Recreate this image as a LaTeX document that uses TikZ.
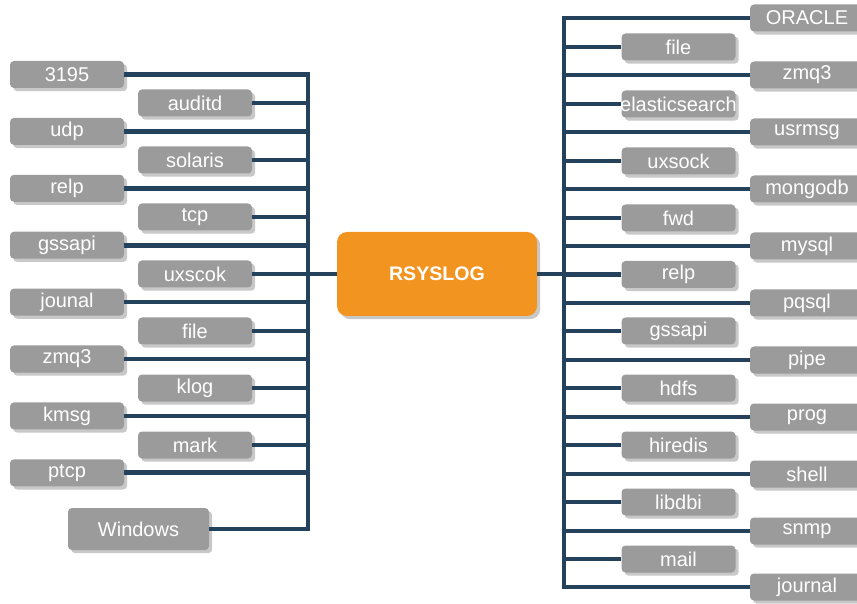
\documentclass[tikz,border=0pt]{standalone}
\usepackage{fontspec}
\setmainfont{Liberation Sans}
\usepackage{xcolor}
\usetikzlibrary{shadows, positioning}
\definecolor{boxGray}{RGB}{155,155,155}
\definecolor{shadowGray}{RGB}{200,200,200}
\definecolor{busNavy}{RGB}{36,66,92}
\definecolor{syslogOrange}{RGB}{242,148,32}

\begin{document}
\begin{tikzpicture}[x=0.5pt, y=-0.5pt,
module/.style={rectangle, rounded corners=2pt, fill=boxGray, text=white,
minimum width=57pt, minimum height=13.5pt, inner sep=0pt,
font=\fontsize{10}{11}\selectfont,
drop shadow={shadow xshift=1.6pt, shadow yshift=-1.6pt, fill=shadowGray, opacity=1}},
link/.style={line width=2.4pt, color=busNavy}]
\clip (0,0) rectangle (857,604);
\coordinate (busL) at (308,0);
\coordinate (busR) at (564,0);
% center
\node[module, fill=syslogOrange, rounded corners=5pt, minimum width=100pt,
    minimum height=42pt, font=\fontsize{9.8}{11}\selectfont\bfseries] (rsyslog) at (437,274) {RSYSLOG};
% inputs
\node[module] (im3195)    at (67,74.5)  {3195};
\node[module] (imAuditd)  at (195,103)  {auditd};
\node[module] (imUdp)     at (67,131.4) {udp};
\node[module] (imSolaris) at (195,160)  {solaris};
\node[module] (imRelp)    at (67,188.3) {relp};
\node[module] (imTcp)     at (195,217)  {tcp};
\node[module] (imGssapi)  at (67,245.2) {gssapi};
\node[module] (imUxscok)  at (195,274)  {uxscok};
\node[module] (imJounal)  at (67,302.1) {jounal};
\node[module] (imFile)    at (195,331)  {file};
\node[module] (imZmq)     at (67,359)   {zmq3};
\node[module] (imKlog)    at (195,388)  {klog};
\node[module] (imKmsg)    at (67,415.9) {kmsg};
\node[module] (imMark)    at (195,445)  {mark};
\node[module] (imPtcp)    at (67,472.8) {ptcp};
\node[module, minimum width=70.5pt, minimum height=21pt] (imWindows) at (138.5,529) {Windows};
% outputs
\node[module] (omOracle)  at (807,18)    {ORACLE};
\node[module] (omFile)    at (678.5,47)  {file};
\node[module] (omZmq)     at (807,75)    {zmq3};
\node[module] (omElastic) at (678.5,104) {\makebox[0pt]{elasticsearch}};
\node[module] (omUsrmsg)  at (807,132)   {usrmsg};
\node[module] (omUxsock)  at (678.5,161) {uxsock};
\node[module] (omMongodb) at (807,189)   {mongodb};
\node[module] (omFwd)     at (678.5,218) {fwd};
\node[module] (omMysql)   at (807,246)   {mysql};
\node[module] (omRelp)    at (678.5,274.5) {relp};
\node[module] (omPqsql)   at (807,303)   {pqsql};
\node[module] (omGssapi)  at (678.5,331) {gssapi};
\node[module] (omPipe)    at (807,360)   {pipe};
\node[module] (omHdfs)    at (678.5,388) {hdfs};
\node[module] (omProg)    at (807,417)   {prog};
\node[module] (omHiredis) at (678.5,445) {hiredis};
\node[module] (omShell)   at (807,474)   {shell};
\node[module] (omLibdbi)  at (678.5,502) {libdbi};
\node[module] (omSnmp)    at (807,531)   {snmp};
\node[module] (omMail)    at (678.5,559) {mail};
\node[module] (omJournal) at (807,587)   {journal};
% left bus
\draw[link] (im3195.east) -| (imWindows.east -| busL) -- (imWindows.east);
\draw[link] (imAuditd.east)  -- (imAuditd.east -| busL);
\draw[link] (imUdp.east)     -- (imUdp.east -| busL);
\draw[link] (imSolaris.east) -- (imSolaris.east -| busL);
\draw[link] (imRelp.east)    -- (imRelp.east -| busL);
\draw[link] (imTcp.east)     -- (imTcp.east -| busL);
\draw[link] (imGssapi.east)  -- (imGssapi.east -| busL);
\draw[link] (imUxscok.east)  -- (imUxscok.east -| busL);
\draw[link] (imJounal.east)  -- (imJounal.east -| busL);
\draw[link] (imFile.east)    -- (imFile.east -| busL);
\draw[link] (imZmq.east)     -- (imZmq.east -| busL);
\draw[link] (imKlog.east)    -- (imKlog.east -| busL);
\draw[link] (imKmsg.east)    -- (imKmsg.east -| busL);
\draw[link] (imMark.east)    -- (imMark.east -| busL);
\draw[link] (imPtcp.east)    -- (imPtcp.east -| busL);
\draw[link] (rsyslog.west)   -- (rsyslog.west -| busL);
% right bus
\draw[link] (omOracle.west) -| (omJournal.west -| busR) -- (omJournal.west);
\draw[link] (omFile.west)    -- (omFile.west -| busR);
\draw[link] (omZmq.west)     -- (omZmq.west -| busR);
\draw[link] (omElastic.west) -- (omElastic.west -| busR);
\draw[link] (omUsrmsg.west)  -- (omUsrmsg.west -| busR);
\draw[link] (omUxsock.west)  -- (omUxsock.west -| busR);
\draw[link] (omMongodb.west) -- (omMongodb.west -| busR);
\draw[link] (omFwd.west)     -- (omFwd.west -| busR);
\draw[link] (omMysql.west)   -- (omMysql.west -| busR);
\draw[link] (omRelp.west)    -- (omRelp.west -| busR);
\draw[link] (omPqsql.west)   -- (omPqsql.west -| busR);
\draw[link] (omGssapi.west)  -- (omGssapi.west -| busR);
\draw[link] (omPipe.west)    -- (omPipe.west -| busR);
\draw[link] (omHdfs.west)    -- (omHdfs.west -| busR);
\draw[link] (omProg.west)    -- (omProg.west -| busR);
\draw[link] (omHiredis.west) -- (omHiredis.west -| busR);
\draw[link] (omShell.west)   -- (omShell.west -| busR);
\draw[link] (omLibdbi.west)  -- (omLibdbi.west -| busR);
\draw[link] (omSnmp.west)    -- (omSnmp.west -| busR);
\draw[link] (omMail.west)    -- (omMail.west -| busR);
\draw[link] (rsyslog.east)   -- (rsyslog.east -| busR);
\end{tikzpicture}
\end{document}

▶ [GIVEN TASK]: Give all the lines above again, character for character, without pictures.

▶ [ANSWER BELOW]:
Recreate this image as a LaTeX document that uses TikZ.
\documentclass[tikz,border=0pt]{standalone}
\usepackage{fontspec}
\setmainfont{Liberation Sans}
\usepackage{xcolor}
\usetikzlibrary{shadows, positioning}
\definecolor{boxGray}{RGB}{155,155,155}
\definecolor{shadowGray}{RGB}{200,200,200}
\definecolor{busNavy}{RGB}{36,66,92}
\definecolor{syslogOrange}{RGB}{242,148,32}

\begin{document}
\begin{tikzpicture}[x=0.5pt, y=-0.5pt,
module/.style={rectangle, rounded corners=2pt, fill=boxGray, text=white,
minimum width=57pt, minimum height=13.5pt, inner sep=0pt,
font=\fontsize{10}{11}\selectfont,
drop shadow={shadow xshift=1.6pt, shadow yshift=-1.6pt, fill=shadowGray, opacity=1}},
link/.style={line width=2.4pt, color=busNavy}]
\clip (0,0) rectangle (857,604);
\coordinate (busL) at (308,0);
\coordinate (busR) at (564,0);
% center
\node[module, fill=syslogOrange, rounded corners=5pt, minimum width=100pt,
    minimum height=42pt, font=\fontsize{9.8}{11}\selectfont\bfseries] (rsyslog) at (437,274) {RSYSLOG};
% inputs
\node[module] (im3195)    at (67,74.5)  {3195};
\node[module] (imAuditd)  at (195,103)  {auditd};
\node[module] (imUdp)     at (67,131.4) {udp};
\node[module] (imSolaris) at (195,160)  {solaris};
\node[module] (imRelp)    at (67,188.3) {relp};
\node[module] (imTcp)     at (195,217)  {tcp};
\node[module] (imGssapi)  at (67,245.2) {gssapi};
\node[module] (imUxscok)  at (195,274)  {uxscok};
\node[module] (imJounal)  at (67,302.1) {jounal};
\node[module] (imFile)    at (195,331)  {file};
\node[module] (imZmq)     at (67,359)   {zmq3};
\node[module] (imKlog)    at (195,388)  {klog};
\node[module] (imKmsg)    at (67,415.9) {kmsg};
\node[module] (imMark)    at (195,445)  {mark};
\node[module] (imPtcp)    at (67,472.8) {ptcp};
\node[module, minimum width=70.5pt, minimum height=21pt] (imWindows) at (138.5,529) {Windows};
% outputs
\node[module] (omOracle)  at (807,18)    {ORACLE};
\node[module] (omFile)    at (678.5,47)  {file};
\node[module] (omZmq)     at (807,75)    {zmq3};
\node[module] (omElastic) at (678.5,104) {\makebox[0pt]{elasticsearch}};
\node[module] (omUsrmsg)  at (807,132)   {usrmsg};
\node[module] (omUxsock)  at (678.5,161) {uxsock};
\node[module] (omMongodb) at (807,189)   {mongodb};
\node[module] (omFwd)     at (678.5,218) {fwd};
\node[module] (omMysql)   at (807,246)   {mysql};
\node[module] (omRelp)    at (678.5,274.5) {relp};
\node[module] (omPqsql)   at (807,303)   {pqsql};
\node[module] (omGssapi)  at (678.5,331) {gssapi};
\node[module] (omPipe)    at (807,360)   {pipe};
\node[module] (omHdfs)    at (678.5,388) {hdfs};
\node[module] (omProg)    at (807,417)   {prog};
\node[module] (omHiredis) at (678.5,445) {hiredis};
\node[module] (omShell)   at (807,474)   {shell};
\node[module] (omLibdbi)  at (678.5,502) {libdbi};
\node[module] (omSnmp)    at (807,531)   {snmp};
\node[module] (omMail)    at (678.5,559) {mail};
\node[module] (omJournal) at (807,587)   {journal};
% left bus
\draw[link] (im3195.east) -| (imWindows.east -| busL) -- (imWindows.east);
\draw[link] (imAuditd.east)  -- (imAuditd.east -| busL);
\draw[link] (imUdp.east)     -- (imUdp.east -| busL);
\draw[link] (imSolaris.east) -- (imSolaris.east -| busL);
\draw[link] (imRelp.east)    -- (imRelp.east -| busL);
\draw[link] (imTcp.east)     -- (imTcp.east -| busL);
\draw[link] (imGssapi.east)  -- (imGssapi.east -| busL);
\draw[link] (imUxscok.east)  -- (imUxscok.east -| busL);
\draw[link] (imJounal.east)  -- (imJounal.east -| busL);
\draw[link] (imFile.east)    -- (imFile.east -| busL);
\draw[link] (imZmq.east)     -- (imZmq.east -| busL);
\draw[link] (imKlog.east)    -- (imKlog.east -| busL);
\draw[link] (imKmsg.east)    -- (imKmsg.east -| busL);
\draw[link] (imMark.east)    -- (imMark.east -| busL);
\draw[link] (imPtcp.east)    -- (imPtcp.east -| busL);
\draw[link] (rsyslog.west)   -- (rsyslog.west -| busL);
% right bus
\draw[link] (omOracle.west) -| (omJournal.west -| busR) -- (omJournal.west);
\draw[link] (omFile.west)    -- (omFile.west -| busR);
\draw[link] (omZmq.west)     -- (omZmq.west -| busR);
\draw[link] (omElastic.west) -- (omElastic.west -| busR);
\draw[link] (omUsrmsg.west)  -- (omUsrmsg.west -| busR);
\draw[link] (omUxsock.west)  -- (omUxsock.west -| busR);
\draw[link] (omMongodb.west) -- (omMongodb.west -| busR);
\draw[link] (omFwd.west)     -- (omFwd.west -| busR);
\draw[link] (omMysql.west)   -- (omMysql.west -| busR);
\draw[link] (omRelp.west)    -- (omRelp.west -| busR);
\draw[link] (omPqsql.west)   -- (omPqsql.west -| busR);
\draw[link] (omGssapi.west)  -- (omGssapi.west -| busR);
\draw[link] (omPipe.west)    -- (omPipe.west -| busR);
\draw[link] (omHdfs.west)    -- (omHdfs.west -| busR);
\draw[link] (omProg.west)    -- (omProg.west -| busR);
\draw[link] (omHiredis.west) -- (omHiredis.west -| busR);
\draw[link] (omShell.west)   -- (omShell.west -| busR);
\draw[link] (omLibdbi.west)  -- (omLibdbi.west -| busR);
\draw[link] (omSnmp.west)    -- (omSnmp.west -| busR);
\draw[link] (omMail.west)    -- (omMail.west -| busR);
\draw[link] (rsyslog.east)   -- (rsyslog.east -| busR);
\end{tikzpicture}
\end{document}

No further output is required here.